PROBLEM STATEMENT:
In the data, extract each line that holds the string "React".

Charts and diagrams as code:

####################

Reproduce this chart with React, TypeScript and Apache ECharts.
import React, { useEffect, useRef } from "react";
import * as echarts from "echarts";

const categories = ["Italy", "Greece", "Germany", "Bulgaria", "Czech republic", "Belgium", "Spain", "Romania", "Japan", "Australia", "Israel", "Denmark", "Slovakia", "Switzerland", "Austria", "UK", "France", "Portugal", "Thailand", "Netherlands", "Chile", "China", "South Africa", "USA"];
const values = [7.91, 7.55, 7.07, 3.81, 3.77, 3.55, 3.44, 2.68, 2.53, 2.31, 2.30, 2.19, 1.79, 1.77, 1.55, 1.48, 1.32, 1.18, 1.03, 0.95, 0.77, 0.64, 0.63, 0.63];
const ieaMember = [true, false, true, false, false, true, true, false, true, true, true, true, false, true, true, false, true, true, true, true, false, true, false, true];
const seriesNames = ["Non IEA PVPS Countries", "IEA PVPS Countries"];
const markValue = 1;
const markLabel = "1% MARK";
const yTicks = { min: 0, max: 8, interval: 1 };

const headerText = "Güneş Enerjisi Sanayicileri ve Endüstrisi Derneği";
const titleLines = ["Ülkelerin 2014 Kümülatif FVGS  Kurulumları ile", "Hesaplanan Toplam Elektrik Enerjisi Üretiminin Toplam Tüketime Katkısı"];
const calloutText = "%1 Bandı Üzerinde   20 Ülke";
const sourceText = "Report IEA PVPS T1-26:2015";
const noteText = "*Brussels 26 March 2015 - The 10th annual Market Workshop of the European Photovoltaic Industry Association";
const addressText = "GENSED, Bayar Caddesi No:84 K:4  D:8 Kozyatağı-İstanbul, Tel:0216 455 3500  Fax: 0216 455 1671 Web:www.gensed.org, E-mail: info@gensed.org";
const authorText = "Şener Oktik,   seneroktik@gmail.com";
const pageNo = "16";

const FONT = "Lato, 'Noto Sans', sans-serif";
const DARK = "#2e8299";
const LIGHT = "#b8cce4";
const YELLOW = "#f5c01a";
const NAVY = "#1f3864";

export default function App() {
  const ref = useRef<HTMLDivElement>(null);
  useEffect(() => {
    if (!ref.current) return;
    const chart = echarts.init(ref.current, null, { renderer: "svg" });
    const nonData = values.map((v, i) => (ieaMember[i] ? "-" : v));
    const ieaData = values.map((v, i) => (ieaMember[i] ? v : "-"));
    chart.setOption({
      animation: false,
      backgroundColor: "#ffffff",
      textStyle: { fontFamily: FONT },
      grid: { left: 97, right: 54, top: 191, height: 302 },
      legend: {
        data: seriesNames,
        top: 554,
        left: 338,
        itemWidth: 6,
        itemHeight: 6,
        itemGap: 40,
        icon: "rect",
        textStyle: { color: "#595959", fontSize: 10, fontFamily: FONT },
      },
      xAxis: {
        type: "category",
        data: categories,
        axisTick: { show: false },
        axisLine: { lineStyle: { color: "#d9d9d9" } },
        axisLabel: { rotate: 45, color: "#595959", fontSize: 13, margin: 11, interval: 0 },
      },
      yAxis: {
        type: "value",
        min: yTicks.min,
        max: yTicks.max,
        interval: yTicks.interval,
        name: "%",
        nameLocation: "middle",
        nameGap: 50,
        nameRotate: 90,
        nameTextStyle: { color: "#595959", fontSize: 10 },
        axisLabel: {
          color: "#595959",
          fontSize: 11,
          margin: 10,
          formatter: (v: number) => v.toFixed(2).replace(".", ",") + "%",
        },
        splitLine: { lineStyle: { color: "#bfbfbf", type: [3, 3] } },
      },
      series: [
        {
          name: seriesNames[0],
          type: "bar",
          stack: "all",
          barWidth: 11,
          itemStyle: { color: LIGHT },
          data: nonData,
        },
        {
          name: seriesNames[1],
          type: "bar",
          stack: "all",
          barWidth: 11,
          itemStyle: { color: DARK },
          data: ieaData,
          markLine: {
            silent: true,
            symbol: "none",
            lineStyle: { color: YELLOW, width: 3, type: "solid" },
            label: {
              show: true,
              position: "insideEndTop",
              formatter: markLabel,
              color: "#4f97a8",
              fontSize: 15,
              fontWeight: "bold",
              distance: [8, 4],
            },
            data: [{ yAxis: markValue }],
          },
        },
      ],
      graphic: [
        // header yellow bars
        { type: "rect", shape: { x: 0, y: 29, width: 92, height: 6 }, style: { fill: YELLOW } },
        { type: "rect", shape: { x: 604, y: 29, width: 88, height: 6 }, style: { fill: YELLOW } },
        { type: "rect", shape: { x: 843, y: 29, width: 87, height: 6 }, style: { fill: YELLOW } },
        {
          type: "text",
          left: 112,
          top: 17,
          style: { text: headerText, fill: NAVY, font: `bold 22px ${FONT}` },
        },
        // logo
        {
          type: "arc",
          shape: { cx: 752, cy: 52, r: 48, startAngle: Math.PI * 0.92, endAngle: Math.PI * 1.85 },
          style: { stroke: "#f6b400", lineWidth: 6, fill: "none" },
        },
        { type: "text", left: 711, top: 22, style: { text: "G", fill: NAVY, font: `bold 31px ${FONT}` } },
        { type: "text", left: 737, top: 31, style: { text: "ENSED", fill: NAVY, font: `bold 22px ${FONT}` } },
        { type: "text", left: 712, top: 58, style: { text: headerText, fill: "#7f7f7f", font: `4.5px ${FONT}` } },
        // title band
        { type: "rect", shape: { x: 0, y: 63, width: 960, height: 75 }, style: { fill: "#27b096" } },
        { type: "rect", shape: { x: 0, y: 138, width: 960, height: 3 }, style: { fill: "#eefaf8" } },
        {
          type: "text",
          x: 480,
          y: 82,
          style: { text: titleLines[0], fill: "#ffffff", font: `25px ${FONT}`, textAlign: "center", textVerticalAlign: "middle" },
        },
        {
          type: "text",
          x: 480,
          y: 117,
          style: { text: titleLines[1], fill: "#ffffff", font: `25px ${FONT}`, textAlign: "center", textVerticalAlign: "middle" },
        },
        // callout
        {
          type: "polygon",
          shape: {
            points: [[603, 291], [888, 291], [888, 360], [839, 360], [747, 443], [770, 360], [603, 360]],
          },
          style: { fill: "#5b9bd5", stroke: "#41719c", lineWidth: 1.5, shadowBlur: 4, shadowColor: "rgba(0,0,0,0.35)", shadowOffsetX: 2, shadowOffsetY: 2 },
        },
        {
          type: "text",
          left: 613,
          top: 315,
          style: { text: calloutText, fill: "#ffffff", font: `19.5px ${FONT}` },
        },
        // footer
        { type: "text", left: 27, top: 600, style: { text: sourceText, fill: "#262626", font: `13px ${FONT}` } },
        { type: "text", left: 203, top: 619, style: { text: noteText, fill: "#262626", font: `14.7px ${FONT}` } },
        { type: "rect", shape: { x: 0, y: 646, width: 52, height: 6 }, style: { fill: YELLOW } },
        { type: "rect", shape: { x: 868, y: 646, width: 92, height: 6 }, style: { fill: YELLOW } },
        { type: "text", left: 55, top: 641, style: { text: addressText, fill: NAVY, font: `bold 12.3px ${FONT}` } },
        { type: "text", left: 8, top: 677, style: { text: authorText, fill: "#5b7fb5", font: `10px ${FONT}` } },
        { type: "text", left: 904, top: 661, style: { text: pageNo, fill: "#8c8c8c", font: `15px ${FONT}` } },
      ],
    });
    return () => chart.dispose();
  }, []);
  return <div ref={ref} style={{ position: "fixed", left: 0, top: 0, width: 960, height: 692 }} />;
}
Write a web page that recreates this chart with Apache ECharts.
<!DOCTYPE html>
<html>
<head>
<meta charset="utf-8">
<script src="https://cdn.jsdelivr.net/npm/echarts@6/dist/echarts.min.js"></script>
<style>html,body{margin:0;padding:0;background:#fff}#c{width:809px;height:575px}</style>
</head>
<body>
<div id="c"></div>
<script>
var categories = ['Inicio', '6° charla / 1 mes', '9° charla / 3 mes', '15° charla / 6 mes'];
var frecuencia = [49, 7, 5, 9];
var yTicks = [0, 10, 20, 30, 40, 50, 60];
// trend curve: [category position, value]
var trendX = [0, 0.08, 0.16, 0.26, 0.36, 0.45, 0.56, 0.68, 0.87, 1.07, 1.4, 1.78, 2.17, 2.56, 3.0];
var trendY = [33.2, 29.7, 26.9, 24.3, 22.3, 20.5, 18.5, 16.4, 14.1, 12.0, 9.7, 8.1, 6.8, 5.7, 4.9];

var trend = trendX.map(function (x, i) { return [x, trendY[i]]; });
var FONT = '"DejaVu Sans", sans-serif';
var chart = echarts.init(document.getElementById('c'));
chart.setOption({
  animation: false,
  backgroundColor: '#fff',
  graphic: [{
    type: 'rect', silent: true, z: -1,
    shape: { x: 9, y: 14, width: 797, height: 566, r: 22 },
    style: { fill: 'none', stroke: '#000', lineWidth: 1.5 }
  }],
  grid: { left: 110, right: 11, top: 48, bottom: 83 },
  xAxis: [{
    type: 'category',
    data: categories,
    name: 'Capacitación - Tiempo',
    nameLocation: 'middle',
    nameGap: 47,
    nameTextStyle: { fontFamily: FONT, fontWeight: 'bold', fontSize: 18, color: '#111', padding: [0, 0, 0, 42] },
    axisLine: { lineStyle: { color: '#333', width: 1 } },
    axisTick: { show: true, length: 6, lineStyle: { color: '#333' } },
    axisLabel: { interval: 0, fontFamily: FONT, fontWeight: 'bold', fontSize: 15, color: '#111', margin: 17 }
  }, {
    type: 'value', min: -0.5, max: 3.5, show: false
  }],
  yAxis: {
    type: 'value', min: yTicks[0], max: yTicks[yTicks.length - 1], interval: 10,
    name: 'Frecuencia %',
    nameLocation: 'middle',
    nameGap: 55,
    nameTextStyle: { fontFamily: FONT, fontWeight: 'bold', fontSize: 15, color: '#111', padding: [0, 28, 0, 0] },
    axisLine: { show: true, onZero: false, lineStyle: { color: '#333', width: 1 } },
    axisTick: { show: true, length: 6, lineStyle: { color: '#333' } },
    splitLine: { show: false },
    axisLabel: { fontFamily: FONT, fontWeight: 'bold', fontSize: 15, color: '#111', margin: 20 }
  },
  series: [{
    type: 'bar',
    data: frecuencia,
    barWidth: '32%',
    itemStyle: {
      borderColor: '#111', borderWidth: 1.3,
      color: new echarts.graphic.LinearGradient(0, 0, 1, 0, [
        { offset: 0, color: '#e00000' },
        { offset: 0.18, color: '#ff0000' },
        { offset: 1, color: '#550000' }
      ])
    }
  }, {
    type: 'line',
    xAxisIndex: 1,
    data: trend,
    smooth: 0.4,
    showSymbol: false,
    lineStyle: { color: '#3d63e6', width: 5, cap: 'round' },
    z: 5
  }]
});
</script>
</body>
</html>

####################

COMPLETE RESPONSE:
Reproduce this chart with React, TypeScript and Apache ECharts.
import React, { useEffect, useRef } from "react";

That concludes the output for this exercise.